→ **What needs to be done**: The listing below begins with the first line you should copy; stop after the line containing "import seaborn as sns", and drop every picture.

→ **Data in this exercise**:
_ _ _ _ _ _ _

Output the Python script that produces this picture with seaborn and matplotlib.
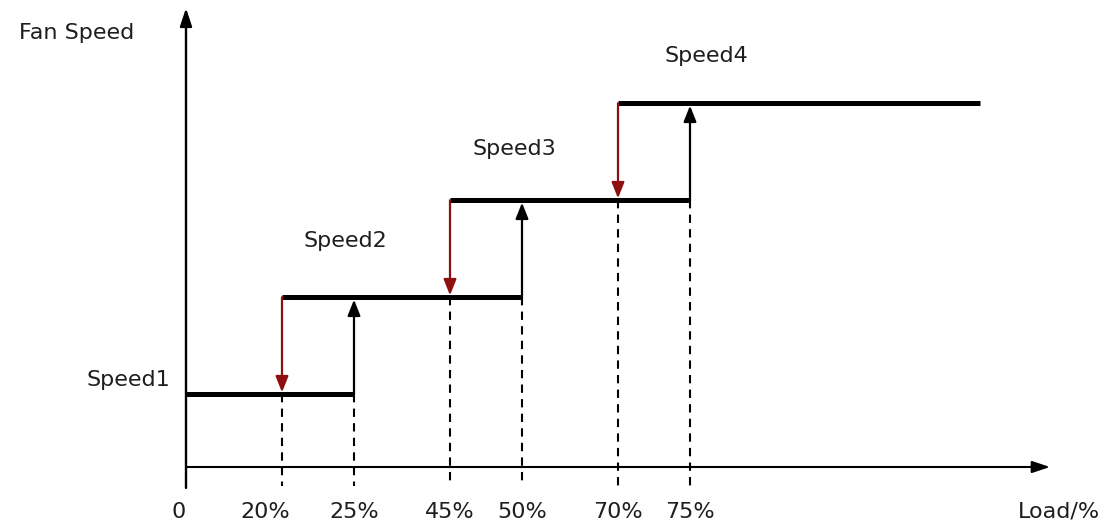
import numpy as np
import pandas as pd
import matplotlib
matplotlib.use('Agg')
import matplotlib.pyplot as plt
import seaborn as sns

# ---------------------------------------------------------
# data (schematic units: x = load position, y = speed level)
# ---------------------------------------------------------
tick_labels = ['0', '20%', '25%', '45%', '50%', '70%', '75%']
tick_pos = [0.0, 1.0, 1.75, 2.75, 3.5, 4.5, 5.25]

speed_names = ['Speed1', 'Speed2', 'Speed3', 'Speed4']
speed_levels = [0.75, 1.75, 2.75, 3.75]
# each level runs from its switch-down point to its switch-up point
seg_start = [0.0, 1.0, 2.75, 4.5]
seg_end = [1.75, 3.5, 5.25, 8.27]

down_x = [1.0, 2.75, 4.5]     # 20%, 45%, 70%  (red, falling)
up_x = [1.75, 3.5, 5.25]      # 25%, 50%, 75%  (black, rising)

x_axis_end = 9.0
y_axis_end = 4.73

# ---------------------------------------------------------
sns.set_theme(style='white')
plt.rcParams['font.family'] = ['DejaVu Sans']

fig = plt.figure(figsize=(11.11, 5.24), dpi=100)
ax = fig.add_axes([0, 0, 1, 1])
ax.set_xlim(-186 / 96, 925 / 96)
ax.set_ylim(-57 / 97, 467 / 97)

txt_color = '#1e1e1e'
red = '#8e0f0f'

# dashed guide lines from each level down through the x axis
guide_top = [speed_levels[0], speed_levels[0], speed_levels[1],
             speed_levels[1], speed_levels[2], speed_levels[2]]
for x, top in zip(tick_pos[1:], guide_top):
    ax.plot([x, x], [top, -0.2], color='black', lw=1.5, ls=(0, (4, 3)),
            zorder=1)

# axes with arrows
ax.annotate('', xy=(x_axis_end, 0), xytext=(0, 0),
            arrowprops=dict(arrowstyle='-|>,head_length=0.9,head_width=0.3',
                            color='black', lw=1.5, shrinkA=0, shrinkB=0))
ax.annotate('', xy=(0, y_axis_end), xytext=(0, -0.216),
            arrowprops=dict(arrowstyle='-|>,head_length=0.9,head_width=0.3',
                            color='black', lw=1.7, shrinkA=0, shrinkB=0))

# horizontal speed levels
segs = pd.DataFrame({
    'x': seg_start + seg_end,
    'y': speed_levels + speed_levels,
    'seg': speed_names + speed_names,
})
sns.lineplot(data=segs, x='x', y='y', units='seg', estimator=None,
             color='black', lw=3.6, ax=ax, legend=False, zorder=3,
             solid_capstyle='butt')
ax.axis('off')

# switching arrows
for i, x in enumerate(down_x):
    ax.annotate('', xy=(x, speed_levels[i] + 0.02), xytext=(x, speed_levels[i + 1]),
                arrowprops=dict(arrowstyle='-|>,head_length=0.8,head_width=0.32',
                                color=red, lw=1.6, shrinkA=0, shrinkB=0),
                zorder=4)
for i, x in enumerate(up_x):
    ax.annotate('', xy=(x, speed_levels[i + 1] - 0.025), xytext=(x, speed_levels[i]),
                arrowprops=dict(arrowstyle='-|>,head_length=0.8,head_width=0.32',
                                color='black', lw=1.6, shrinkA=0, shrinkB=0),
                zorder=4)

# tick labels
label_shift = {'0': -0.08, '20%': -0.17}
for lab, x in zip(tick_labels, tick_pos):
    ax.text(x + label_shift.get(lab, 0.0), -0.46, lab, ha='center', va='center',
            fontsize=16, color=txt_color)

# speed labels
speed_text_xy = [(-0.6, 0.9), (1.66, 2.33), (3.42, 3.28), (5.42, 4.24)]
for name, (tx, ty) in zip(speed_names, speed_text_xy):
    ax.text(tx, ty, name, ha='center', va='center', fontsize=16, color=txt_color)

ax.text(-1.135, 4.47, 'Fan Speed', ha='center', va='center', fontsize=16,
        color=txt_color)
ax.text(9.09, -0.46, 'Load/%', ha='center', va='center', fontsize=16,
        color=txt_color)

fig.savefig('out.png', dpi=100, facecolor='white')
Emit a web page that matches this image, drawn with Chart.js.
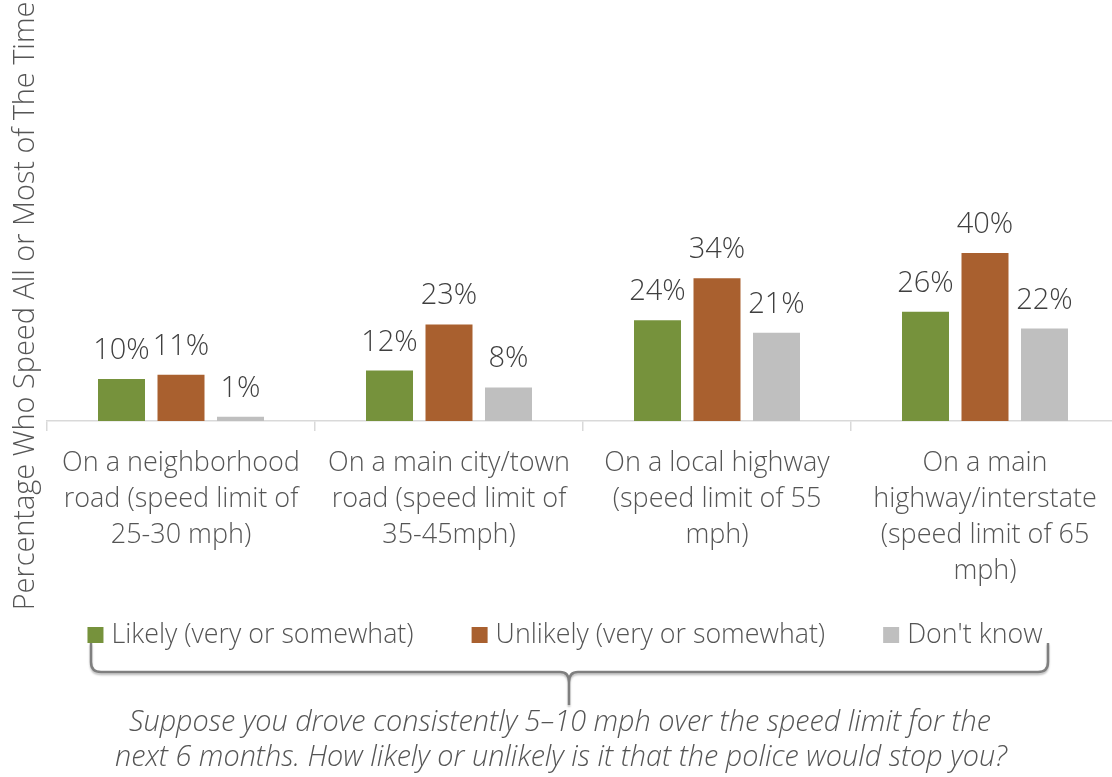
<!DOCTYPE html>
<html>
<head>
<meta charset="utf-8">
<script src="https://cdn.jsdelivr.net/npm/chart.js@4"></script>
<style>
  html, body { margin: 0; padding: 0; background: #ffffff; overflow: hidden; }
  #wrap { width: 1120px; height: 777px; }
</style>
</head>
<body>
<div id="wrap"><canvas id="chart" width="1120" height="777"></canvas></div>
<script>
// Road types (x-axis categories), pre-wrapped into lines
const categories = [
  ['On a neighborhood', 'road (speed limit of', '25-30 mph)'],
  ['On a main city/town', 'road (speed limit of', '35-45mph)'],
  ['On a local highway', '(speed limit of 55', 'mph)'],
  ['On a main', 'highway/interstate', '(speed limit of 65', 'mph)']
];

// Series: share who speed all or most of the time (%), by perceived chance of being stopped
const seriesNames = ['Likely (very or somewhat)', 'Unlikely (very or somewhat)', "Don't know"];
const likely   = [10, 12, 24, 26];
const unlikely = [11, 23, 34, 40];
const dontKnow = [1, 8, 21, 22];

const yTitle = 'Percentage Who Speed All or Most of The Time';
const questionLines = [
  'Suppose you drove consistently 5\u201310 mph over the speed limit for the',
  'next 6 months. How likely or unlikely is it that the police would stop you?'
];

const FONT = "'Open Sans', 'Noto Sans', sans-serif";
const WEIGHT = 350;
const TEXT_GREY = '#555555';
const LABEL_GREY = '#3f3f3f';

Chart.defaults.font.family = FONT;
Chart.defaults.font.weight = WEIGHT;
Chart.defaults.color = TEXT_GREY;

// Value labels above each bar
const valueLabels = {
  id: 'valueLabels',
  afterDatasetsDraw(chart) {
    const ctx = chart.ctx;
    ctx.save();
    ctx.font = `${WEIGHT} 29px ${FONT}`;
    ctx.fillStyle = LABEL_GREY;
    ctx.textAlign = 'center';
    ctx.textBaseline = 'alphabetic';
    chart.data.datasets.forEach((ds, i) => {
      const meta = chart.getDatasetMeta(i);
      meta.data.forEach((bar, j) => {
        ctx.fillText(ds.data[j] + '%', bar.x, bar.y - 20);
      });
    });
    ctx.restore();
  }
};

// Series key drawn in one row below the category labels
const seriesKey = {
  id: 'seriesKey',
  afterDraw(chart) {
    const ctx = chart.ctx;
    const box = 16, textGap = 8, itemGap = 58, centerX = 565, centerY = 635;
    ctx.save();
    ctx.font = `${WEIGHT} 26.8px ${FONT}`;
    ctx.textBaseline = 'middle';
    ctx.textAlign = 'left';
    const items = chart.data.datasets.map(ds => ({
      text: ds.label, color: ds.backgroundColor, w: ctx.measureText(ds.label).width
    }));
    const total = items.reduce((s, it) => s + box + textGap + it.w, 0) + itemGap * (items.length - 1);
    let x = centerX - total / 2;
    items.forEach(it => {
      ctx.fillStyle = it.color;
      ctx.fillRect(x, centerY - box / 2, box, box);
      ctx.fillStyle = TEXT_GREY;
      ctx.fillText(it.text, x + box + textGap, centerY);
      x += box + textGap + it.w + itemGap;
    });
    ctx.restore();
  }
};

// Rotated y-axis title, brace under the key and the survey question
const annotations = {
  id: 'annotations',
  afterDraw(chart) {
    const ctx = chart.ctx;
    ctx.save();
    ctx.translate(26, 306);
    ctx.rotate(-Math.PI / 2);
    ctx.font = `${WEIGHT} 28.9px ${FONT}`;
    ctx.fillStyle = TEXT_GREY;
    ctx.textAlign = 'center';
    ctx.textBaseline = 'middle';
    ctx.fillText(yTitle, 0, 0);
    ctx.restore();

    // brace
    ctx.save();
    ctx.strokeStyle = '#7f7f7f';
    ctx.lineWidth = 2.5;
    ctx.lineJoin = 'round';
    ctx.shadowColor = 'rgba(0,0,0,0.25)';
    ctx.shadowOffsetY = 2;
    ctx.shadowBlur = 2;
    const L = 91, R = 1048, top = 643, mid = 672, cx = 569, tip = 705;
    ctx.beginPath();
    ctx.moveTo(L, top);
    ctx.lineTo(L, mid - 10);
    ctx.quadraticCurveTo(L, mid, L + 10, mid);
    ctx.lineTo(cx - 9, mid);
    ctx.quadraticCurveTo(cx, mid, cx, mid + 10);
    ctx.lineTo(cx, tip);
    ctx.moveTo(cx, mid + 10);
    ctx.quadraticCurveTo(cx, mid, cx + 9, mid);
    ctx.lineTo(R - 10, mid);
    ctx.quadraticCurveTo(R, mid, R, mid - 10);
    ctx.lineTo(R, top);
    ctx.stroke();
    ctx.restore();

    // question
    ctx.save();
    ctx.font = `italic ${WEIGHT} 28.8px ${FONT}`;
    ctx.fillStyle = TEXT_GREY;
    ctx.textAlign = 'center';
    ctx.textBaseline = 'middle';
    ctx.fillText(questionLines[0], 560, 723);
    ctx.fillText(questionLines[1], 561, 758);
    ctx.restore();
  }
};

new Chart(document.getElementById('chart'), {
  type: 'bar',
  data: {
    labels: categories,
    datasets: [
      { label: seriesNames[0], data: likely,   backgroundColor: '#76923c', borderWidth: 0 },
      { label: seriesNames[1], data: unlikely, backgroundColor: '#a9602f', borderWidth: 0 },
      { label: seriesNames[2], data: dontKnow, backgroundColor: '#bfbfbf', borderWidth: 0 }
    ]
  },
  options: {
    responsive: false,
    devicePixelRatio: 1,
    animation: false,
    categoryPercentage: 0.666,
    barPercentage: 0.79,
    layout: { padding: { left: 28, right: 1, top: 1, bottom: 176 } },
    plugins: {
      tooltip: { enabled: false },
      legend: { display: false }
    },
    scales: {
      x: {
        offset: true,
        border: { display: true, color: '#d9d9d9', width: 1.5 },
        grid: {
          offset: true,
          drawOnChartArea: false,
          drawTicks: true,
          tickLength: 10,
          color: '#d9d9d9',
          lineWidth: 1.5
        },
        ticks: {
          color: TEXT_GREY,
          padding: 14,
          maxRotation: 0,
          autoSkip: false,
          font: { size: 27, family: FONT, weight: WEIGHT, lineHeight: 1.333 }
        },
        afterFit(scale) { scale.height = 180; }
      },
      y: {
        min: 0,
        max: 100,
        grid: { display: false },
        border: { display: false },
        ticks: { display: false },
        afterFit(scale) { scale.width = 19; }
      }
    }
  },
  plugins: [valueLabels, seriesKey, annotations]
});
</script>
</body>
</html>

_ _ _ _ _ _ _

→ **Problem solution**:
Output the Python script that produces this picture with seaborn and matplotlib.
import numpy as np
import pandas as pd
import matplotlib
matplotlib.use('Agg')
import matplotlib.pyplot as plt
import seaborn as sns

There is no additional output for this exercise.